For as long as most marketers can remember, getting a good domain name was a prerequisite to anything you were going to do on the web. Without a good domain name, no one would be able to find your site, or recall your campaign to get them to visit your page. Domain names were worth paying thousands of dollars for, or even potentially changing the name of your business to something that you could actually get the domain name for.
To a degree, this is still true. As a marketer, I certainly still preach the importance of a good domain name and counsel my clients to make sure they can get one. Still, it is not the necessity that it once was. In fact, there are plenty of times now when you can succeed without having the best domain name. There are several factors pointing this decreasing importance that you should consider before launching a mega-search for the ideal domain name:
- Link Shorteners – Thanks mostly to Twitter, but also social media sites as well, link shorteners like Bit.ly or TinyURL.com are making actual URLs almost irrelevant because they mask actual URLs and convert them into short versions that are much better when sharing a link in a place with a 140 character limit.
- Social Media Homepages – More and more frequently we are starting to see brand direct people to their social networking profile on a site like Facebook as a destination rather than a brand homepage. When people visit a social networking site directly, their first impression doesn't involve your website (or its URL), and this is increasingly common.
- Creative spelling – You could fill a book with how many new popular sites there are which feature what might kindly be called "creative spelling" of common words or even made up words. Flickr, Dopplr, and Bing are just a few examples. Either way, there is a much broader creative license to choose a unique name that works than there ever was in the past.
- Growing consumer sophistication – Another element helping to lessen the importance of getting domain names with certain extensions (such as always getting a .com name) is that consumers are growing increasingly familiar with other versions of domain names. If your primary site is on a .org, .gov, .edu or .net extension – it is much more likely today that consumers will remember and use this instead of just focusing on .com and assuming it is part of your name.
- Power of search – Continual improvements in search algorithms and usage of search engines means that even if consumers remember just a part of your name, they are far more likely to type that into Google along with your location or anything else they remember to find your site. Certainly having a good domain name can help with search, but there are other ways to make sure your site is search optimized and it doesn't all hinge on your domain name.

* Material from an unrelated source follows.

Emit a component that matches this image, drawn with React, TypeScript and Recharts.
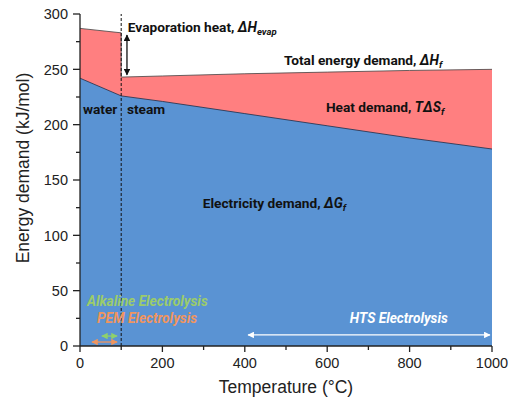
import React from 'react';
import { ComposedChart, Area, XAxis, YAxis, ReferenceLine, ReferenceDot } from 'recharts';

// energy demand of water splitting vs temperature
const temperature = [0, 100, 100, 200, 400, 600, 800, 1000];
const totalEnergy = [287, 283, 243, 244, 246, 247.5, 249, 250];
const electricity = [242, 226, 226, 221, 210, 199, 188, 178];

const xTicks = [0, 100, 200, 300, 400, 500, 600, 700, 800, 900, 1000];
const yTicks = [0, 25, 50, 75, 100, 125, 150, 175, 200, 225, 250, 275, 300];

const data = temperature.map((t, i) => ({ T: t, H: totalEnergy[i], G: electricity[i] }));

const AXIS = '#222';
const TICK_FONT = '"Liberation Sans", Arial, sans-serif';
const NOTE_FONT = 'Roboto, "Noto Sans", sans-serif';

const arrowColors: Record<string, string> = {
  black: '#111',
  green: '#8fd16a',
  orange: '#f0955e',
  white: '#ffffff',
};

const BottomTick = (props: any) => {
  const { x, y, payload } = props;
  const major = payload.value % 200 === 0;
  return (
    <g>
      <line x1={x} y1={y} x2={x} y2={y + (major ? 6 : 4)} stroke={AXIS} strokeWidth={1.3} />
      {major && (
        <text x={x} y={y + 22} textAnchor="middle" fontSize={14.5} fill="#222" fontFamily={TICK_FONT}>
          {payload.value}
        </text>
      )}
    </g>
  );
};

const TopTick = (props: any) => {
  const { x, y, payload } = props;
  const major = payload.value % 200 === 0;
  return <line x1={x} y1={y} x2={x} y2={y + (major ? 5 : 4)} stroke={AXIS} strokeWidth={1.3} />;
};

const LeftTick = (props: any) => {
  const { x, y, payload } = props;
  const major = payload.value % 50 === 0;
  return (
    <g>
      <line x1={x} y1={y} x2={x - (major ? 7 : 4)} y2={y} stroke={AXIS} strokeWidth={1.3} />
      {major && (
        <text x={x - 12} y={y} dy="0.36em" textAnchor="end" fontSize={14.5} fill="#222" fontFamily={TICK_FONT}>
          {payload.value}
        </text>
      )}
    </g>
  );
};

const RightTick = (props: any) => {
  const { x, y, payload } = props;
  const major = payload.value % 50 === 0;
  return <line x1={x} y1={y} x2={x - (major ? 5 : 4)} y2={y} stroke={AXIS} strokeWidth={1.3} />;
};

const note = (content: React.ReactNode, fill = '#111', italic = false) => (p: any) => (
  <text
    x={p.cx}
    y={p.cy}
    fontSize={13.7}
    fontWeight="bold"
    fontStyle={italic ? 'italic' : 'normal'}
    fill={fill}
    fontFamily={NOTE_FONT}
  >
    {content}
  </text>
);

const arrow = (color: string, width = 1.3) => (p: any) => (
  <line
    x1={p.x1}
    y1={p.y1}
    x2={p.x2}
    y2={p.y2}
    stroke={arrowColors[color]}
    strokeWidth={width}
    markerStart={`url(#arr-${color})`}
    markerEnd={`url(#arr-${color})`}
  />
);

const sub = (s: string) => (
  <tspan fontSize={9.5} dy={3} fontStyle="italic">
    {s}
  </tspan>
);

export default function App() {
  return (
    <div style={{ position: 'absolute', left: 0, top: 0, width: 513, height: 400 }}>
      <ComposedChart width={513} height={400} data={data} margin={{ top: 14, right: 21, left: 0, bottom: 0 }}>
        <defs>
          {Object.keys(arrowColors).map((k) => (
            <marker
              key={k}
              id={`arr-${k}`}
              viewBox="0 0 10 10"
              refX="9"
              refY="5"
              markerWidth="5"
              markerHeight="5"
              orient="auto-start-reverse"
            >
              <path d="M0,0 L10,5 L0,10 z" fill={arrowColors[k]} />
            </marker>
          ))}
        </defs>
        <XAxis
          dataKey="T"
          type="number"
          domain={[0, 1000]}
          ticks={xTicks}
          interval={0}
          height={54}
          tickSize={0}
          tickMargin={0}
          tickLine={false}
          tick={<BottomTick />}
          axisLine={{ stroke: AXIS, strokeWidth: 1.3 }}
          label={{
            value: 'Temperature (°C)',
            position: 'insideBottom',
            offset: 7,
            fontSize: 17.5,
            fill: '#222',
            fontFamily: TICK_FONT,
          }}
        />
        <XAxis
          xAxisId="top"
          orientation="top"
          dataKey="T"
          type="number"
          domain={[0, 1000]}
          ticks={xTicks}
          interval={0}
          height={0}
          tickSize={0}
          tickMargin={0}
          tickLine={false}
          tick={<TopTick />}
          axisLine={{ stroke: AXIS, strokeWidth: 1.3 }}
        />
        <YAxis
          type="number"
          domain={[0, 300]}
          ticks={yTicks}
          interval={0}
          width={80}
          tickSize={0}
          tickMargin={0}
          tickLine={false}
          tick={<LeftTick />}
          axisLine={{ stroke: AXIS, strokeWidth: 1.3 }}
          label={(p: any) => {
            const vb = p.viewBox;
            const cx = vb.x + 22.5;
            const cy = 168;
            return (
              <text
                x={cx}
                y={cy}
                transform={`rotate(-90 ${cx} ${cy})`}
                textAnchor="middle"
                dominantBaseline="central"
                fontSize={17.5}
                fill="#222"
                fontFamily={TICK_FONT}
              >
                Energy demand (kJ/mol)
              </text>
            );
          }}
        />
        <YAxis
          yAxisId="right"
          orientation="right"
          type="number"
          domain={[0, 300]}
          ticks={yTicks}
          interval={0}
          width={0}
          tickSize={0}
          tickMargin={0}
          tickLine={false}
          tick={<RightTick />}
          axisLine={{ stroke: AXIS, strokeWidth: 1.3 }}
        />
        <Area
          dataKey="H"
          type="linear"
          fill="#ff7f80"
          fillOpacity={1}
          stroke="#444"
          strokeWidth={0.8}
          isAnimationActive={false}
        />
        <Area
          dataKey="G"
          type="linear"
          fill="#5a93d3"
          fillOpacity={1}
          stroke="#1c2f4a"
          strokeWidth={0.8}
          isAnimationActive={false}
        />
        <ReferenceLine x={100} stroke="#111" strokeWidth={1} strokeDasharray="3 2" />
        <ReferenceLine segment={[{ x: 114, y: 281 }, { x: 114, y: 245 }]} shape={arrow('black')} />
        <ReferenceLine segment={[{ x: 53, y: 9 }, { x: 90, y: 9 }]} shape={arrow('green')} />
        <ReferenceLine segment={[{ x: 29, y: 3.6 }, { x: 90, y: 3.6 }]} shape={arrow('orange')} />
        <ReferenceLine segment={[{ x: 408, y: 10 }, { x: 995, y: 10 }]} shape={arrow('white')} />

        <ReferenceDot x={116} y={284} r={0} shape={note(<>Evaporation heat, <tspan fontStyle="italic">ΔH</tspan>{sub('evap')}</>)} />
        <ReferenceDot x={495} y={254} r={0} shape={note(<>Total energy demand, <tspan fontStyle="italic">ΔH</tspan>{sub('f')}</>)} />
        <ReferenceDot x={597} y={211} r={0} shape={note(<>Heat demand, <tspan fontStyle="italic">TΔS</tspan>{sub('f')}</>)} />
        <ReferenceDot x={7} y={210} r={0} shape={note('water')} />
        <ReferenceDot x={114} y={210} r={0} shape={note('steam')} />
        <ReferenceDot x={298} y={125} r={0} shape={note(<>Electricity demand, <tspan fontStyle="italic">ΔG</tspan>{sub('f')}</>)} />
        <ReferenceDot x={17} y={36} r={0} shape={note('Alkaline Electrolysis', '#9ccc6a', true)} />
        <ReferenceDot x={41} y={21} r={0} shape={note('PEM Electrolysis', '#f0955e', true)} />
        <ReferenceDot x={655} y={21} r={0} shape={note('HTS Electrolysis', '#ffffff', true)} />
      </ComposedChart>
    </div>
  );
}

- Rise of online marketing – As more and more marketing dollars shift online, this also reduces the relative level of importance of your domain name. Having a great easy to remember domain is important if you are putting it on a billboard that people drive by at 65 miles per hour. It is less important if you are using a higher percentage of your promotional budget to drive people to click a link online which will directly take them to a page (usually without ever showing them the URL they are going to until they reach it.
- QR Codes & Visual URLs – The symbol of the growing popularity of "visual URLs" are QR codes. These are two dimensional bar codes that can be scanned in (usually by a mobile phone or other such device) and it allows you to visit a specific site without ever entering a URL. In the near future, we will likely see other ideas like this to help people navigate their way to online destinations without ever having to share an actual URL on a keyboard.